NIL

SEC Commissioner Greg Sankey Says College Athletes are Calling for NIL Regulation

NCAA Football: SEC Media Days

Name, Image, and Likeness (NIL) has been one of the hotter topics in college athletics since its inception back in 2021, and its wide-reaching influence has forever changed the way that many view amateur sports.

With the NCAA, it’s universities, and even those on Capitol Hill trying to traverse this new and confusing landscape, it is more important now than ever that those who make decisions concerning NIL make the right choices about how this will look going forward.

SEC Commissioner Greg Sankey, widely considered one of the most powerful names in sports, joined the SEC Network on Monday morning ahead of SEC Media Days this week and discussed the current NIL regulation situation and how he (and others in decision-making positions) is approaching the future.

 

Sankey believes that an overarching standard for NIL is needed, and says that student-athletes are also looking to decision-makers for some kind of regulation.

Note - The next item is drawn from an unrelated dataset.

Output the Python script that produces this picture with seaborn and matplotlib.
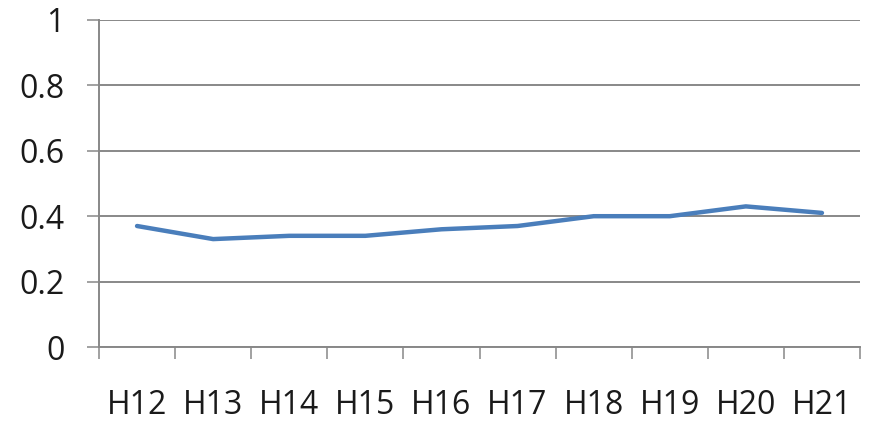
import matplotlib
matplotlib.use("Agg")
import matplotlib.pyplot as plt
import seaborn as sns
import pandas as pd
import numpy as np

periods = ["H12", "H13", "H14", "H15", "H16", "H17", "H18", "H19", "H20", "H21"]
values = [0.37, 0.33, 0.34, 0.34, 0.36, 0.37, 0.40, 0.40, 0.43, 0.41]
y_ticks = [0, 0.2, 0.4, 0.6, 0.8, 1]
y_tick_labels = ["0", "0.2", "0.4", "0.6", "0.8", "1"]

sns.set_theme(style="white")
plt.rcParams["font.family"] = ["Open Sans", "DejaVu Sans"]

df = pd.DataFrame({"period": periods, "value": values})

fig = plt.figure(figsize=(8.71, 4.22), dpi=100)
ax = fig.add_axes([99 / 871, 75 / 422, 761 / 871, 327 / 422])

grid_color = "#888888"
for y in y_ticks:
    ax.axhline(y, color=grid_color, lw=1.4, zorder=1)

x = np.arange(len(periods))
sns.lineplot(x=x, y=df["value"], ax=ax, color="#4A7EBB", lw=3.2,
             zorder=3, legend=False)

ax.set_xlim(-0.5, len(periods) - 0.5)
ax.set_ylim(0, 1)

ax.set_yticks(y_ticks)
ax.set_yticklabels(y_tick_labels, fontsize=23, color="#1a1a1a")
ax.set_xticks(x)
ax.set_xticklabels(periods, fontsize=23, color="#1a1a1a")
ax.set_xticks(np.arange(-0.5, len(periods)), minor=True)

ax.tick_params(axis="y", which="major", length=8.6, width=1.1, color=grid_color,
               pad=16, left=True)
ax.tick_params(axis="x", which="major", length=0, pad=30, bottom=True)
ax.tick_params(axis="x", which="minor", length=8.6, width=1.1, color=grid_color,
               bottom=True)

for side in ["top", "right"]:
    ax.spines[side].set_visible(False)
ax.spines["left"].set_color(grid_color)
ax.spines["left"].set_linewidth(1.4)
ax.spines["bottom"].set_color(grid_color)
ax.spines["bottom"].set_linewidth(1.4)
ax.set_xlabel("")
ax.set_ylabel("")

fig.savefig("out.png", dpi=100, facecolor="white")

“Watching states very curiously bar the conference from overseeing its own policies, that we don’t even have the policies — it’s a level of confusion and misunderstanding, I think, in the part of state legislators that are doing that,” Sankey says. “And we’re going to have to go through a point of correction.

“I actually think what the states are doing now emphasizes the need for congressional action to have a uniform standard around college sports — name, image and likeness activity, and some other pieces. Our student-athletes ask us for that.

“There’s no defense to say ‘this is the best we can do by our student-athletes.’ Because they’re asking for us to engage in adopting policies so when they line up across the line of scrimmage from an opponent from another state, what they’re asking is… ‘we just want a common-sense standard.’ And I think that’s reasonable.”

 

Sankey wants to be perfectly clear: he’s not suggesting that NIL, or any of the opportunities it presents student-athletes should be taken away. He’s simply suggesting that some sort of law and order to the matter is very important, given the vast differences we’re seeing from state to state.

“And understand: we’re not taking things away,” Sankey said. “What we have is a system with no transparency, no oversight, no regulation, no enforcement, and we have no idea who’s printing business cards at Kinko’s and saying they’re an agent. I mean, literally, that’s what this state-by-state rollout has done.

“So we’ve identified some of those strategies. We work with our attorneys to do that properly. We’ve identified where the potential policies would be in conflict with state laws, and then we’ll have to engage, if we’re going to go the state route, with some space if the conference is going to be the regulatory and oversight body.”